We're all spoiled by the ready availability and ease of use of the 78XX type voltage regulators, my self included. I generally stock a wide variety of 78LXX regulators, and 78MXX., as well as the LM317 types.
When I was working on the power supply for my general coverage receiver still in development, I decided to kill an afternoon making voltage regulators the old fashioned way - with a zener diode and a pass transistor.

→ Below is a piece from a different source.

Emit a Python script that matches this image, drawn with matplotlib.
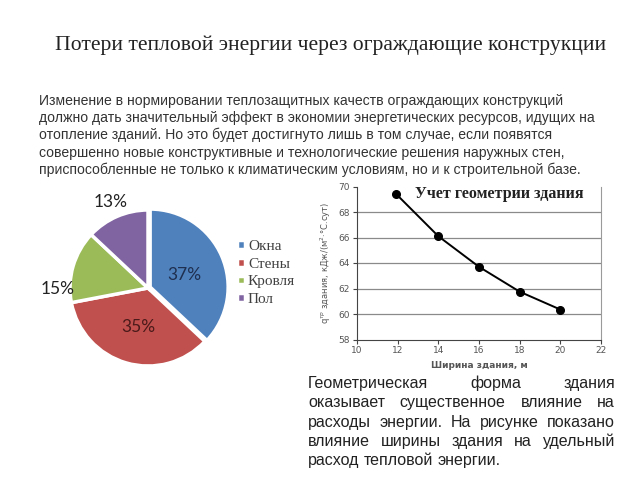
import matplotlib.pyplot as plt
import numpy as np

# pie data
parts = ["Окна", "Стены", "Кровля", "Пол"]
shares = [37, 35, 15, 13]
part_colors = ["#4F81BD", "#C0504D", "#9BBB59", "#8064A2"]

# line data
width_m = [11.9, 14, 16, 18, 20]
q_spec = [69.45, 66.1, 63.7, 61.75, 60.35]

title = "Потери тепловой энергии через ограждающие конструкции"
top_lines = [
    "Изменение в нормировании теплозащитных качеств ограждающих конструкций",
    "должно дать значительный эффект в экономии энергетических ресурсов, идущих на",
    "отопление зданий. Но это будет достигнуто лишь в том случае, если появятся",
    "совершенно новые конструктивные и технологические решения наружных стен,",
    "приспособленные не только к климатическим условиям, но и к строительной базе.",
]
bottom_lines = [
    "Геометрическая форма здания",
    "оказывает существенное влияние на",
    "расходы энергии. На рисунке показано",
    "влияние ширины здания на удельный",
    "расход тепловой энергии.",
]

W, H = 640, 480
fig = plt.figure(figsize=(6.4, 4.8), dpi=100)
txt_color = "#333333"

fig.text(55 / W, 1 - 45 / H, title, family="Liberation Serif", fontsize=15.6,
         color="#222222", va="center", ha="left")

for i, line in enumerate(top_lines):
    fig.text(39 / W, 1 - (105 + 17.2 * i) / H, line, family="Liberation Sans",
             fontsize=10.1, color=txt_color, va="baseline", ha="left")

# ---- pie
cx, cy, r = 148, 288, 78
half = 1.5 * r
ax = fig.add_axes([(cx - half) / W, 1 - (cy + half) / H, 2 * half / W, 2 * half / H])
wedges, _ = ax.pie(shares, colors=part_colors, startangle=90, counterclock=False,
                   explode=[0.03, 0, 0, 0],
                   wedgeprops=dict(edgecolor="white", linewidth=2.5))
ax.set_xlim(-1.5, 1.5)
ax.set_ylim(-1.5, 1.5)
ax.set_aspect("equal")

lab_dist = [0.5, 0.51, 1.16, 1.2]
lab_shift = [-4, 2, 17, 0]
lab_colors = ["#1F2F4F", "#4A1A1A", "#222222", "#222222"]
for w, v, d, s, c in zip(wedges, shares, lab_dist, lab_shift, lab_colors):
    ang = np.deg2rad((w.theta1 + w.theta2) / 2 + s)
    ax.text(d * np.cos(ang), d * np.sin(ang), f"{v}%", ha="center", va="center",
            family="Lato", fontsize=12.5, color=c)

leg = ax.legend(wedges, parts, loc="center left",
                bbox_to_anchor=(237 / W, 1 - 273 / H), bbox_transform=fig.transFigure,
                frameon=False, borderpad=0, borderaxespad=0, handlelength=0.5,
                handleheight=0.5, handletextpad=0.22, labelspacing=0.3,
                prop=dict(family="Liberation Serif", size=11))
for t in leg.get_texts():
    t.set_color("#404040")

# ---- line chart
x0, x1, y0, y1 = 357, 601, 186.5, 339.5
ax2 = fig.add_axes([x0 / W, 1 - y1 / H, (x1 - x0) / W, (y1 - y0) / H])
ax2.set_xlim(10, 22)
ax2.set_ylim(58, 70)
ax2.set_xticks(np.arange(10, 23, 2))
ax2.set_yticks(np.arange(58, 71, 2))
ax2.hlines(ax2.get_yticks()[1:-1], 10, 22, color="#8a8a8a", linewidth=0.9, zorder=1)
ax2.plot(width_m, q_spec, color="black", linewidth=1.4, marker="o",
         markersize=5.5, zorder=3)
ax2.spines["top"].set_visible(False)
ax2.spines["right"].set_color("#9a9a9a")
ax2.spines["right"].set_linewidth(0.8)
for s in ("left", "bottom"):
    ax2.spines[s].set_color("#444444")
ax2.tick_params(labelsize=6.5, labelcolor="#555555", length=3, color="#444444",
                width=0.8, pad=2)
ax2.set_xlabel("Ширина здания, м", fontsize=6.5, fontweight="bold", color="#555555",
               labelpad=4)
ax2.set_ylabel("q$^{тр}$ здания, кДж/(м$^2$·°С.сут)", fontsize=6, color="#555555",
               labelpad=4)
ax2.text(0.93, 0.95, "Учет геометрии здания", transform=ax2.transAxes, ha="right",
         va="center", family="Liberation Serif", fontweight="bold", fontsize=11.5,
         color="#222222")

# ---- justified paragraph under the chart
left, right = 308, 615
fs = 11.5
renderer = fig.canvas.get_renderer()
probe1 = fig.text(0, 0, "a a", fontsize=fs, family="Liberation Sans")
probe2 = fig.text(0, 0, "aa", fontsize=fs, family="Liberation Sans")
space_w = (probe1.get_window_extent(renderer).width
           - probe2.get_window_extent(renderer).width)
probe1.remove()
probe2.remove()

for i, line in enumerate(bottom_lines):
    ypos = 1 - (388 + 19.3 * i) / H
    words = line.split()
    objs = [fig.text(0, ypos, wd, family="Liberation Sans", fontsize=fs,
                     color="#222222", va="baseline", ha="left") for wd in words]
    widths = [o.get_window_extent(renderer).width for o in objs]
    if i == len(bottom_lines) - 1:
        gap = space_w
    else:
        gap = (right - left - sum(widths)) / (len(words) - 1)
    xpos = left
    for o, wdt in zip(objs, widths):
        o.set_x(xpos / W)
        xpos += wdt + gap

fig.savefig("out.png", dpi=100)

The very simple circuit, likely in countless textbooks, is attached along with some of my practical observations. I do not advocate using this type of circuit in place of a 78LXX circuit, but with a sample book or assortment pack of zener diodes, one can cover pretty much every regulated voltage one might ever need. This can be important for someone like me, who travels between two houses, as it enables me to make maximum use of the limited number of parts I can carry with me to my second house, where I do most of my building these days.
I used this circuit for several weeks to power a Si5351 VFO and illuminated 1602 LCD, and it works reliably as long as heat from the pass transistor is adequately dissipated. In that regard, the transistors can survive running a lot hotter than you would ordinarily think. I expect a bigger transistor would pass more current, but all I had that afternoon were puny TO-92 and SOT-23 devices. You can get several hundred milliamps out of a TO-92, so they can bridge the gap between a 78LXX and the physically larger 78XX types if space is an issue.
Comments, criticisms, and suggestions welcome.
Normally, A smallish capacitor is placed across the zener in your circuit, this performs two functions. One, it shuts up the zener "shot" noise, and two, it allows the pass transistor to act as a capacitance multiplier. It is also common to place a series diode "backwards" across the collector/emitter junction, to protect the transistor from back voltages appearing at its output. A very interesting way to increase the power handling of these simple designs is by adding an SCR to the input side, the gate is connected to the output voltage via another zener diode. Here, the SCR will only switch on if the input voltage to the series pass transistor is equal to the zener gate voltage. That means the series pass transistor will only ever see the zener voltage across it, therefore its dissipation is much reduced. This is especially useful with variable power supplies, dissipation is at maximum when the output voltage is minimum. ... this technique will keep the dissipation constant independant of input voltage level. Heres a sketch of what i describe.
As you can see, a few parts can save on a bigger heatsink.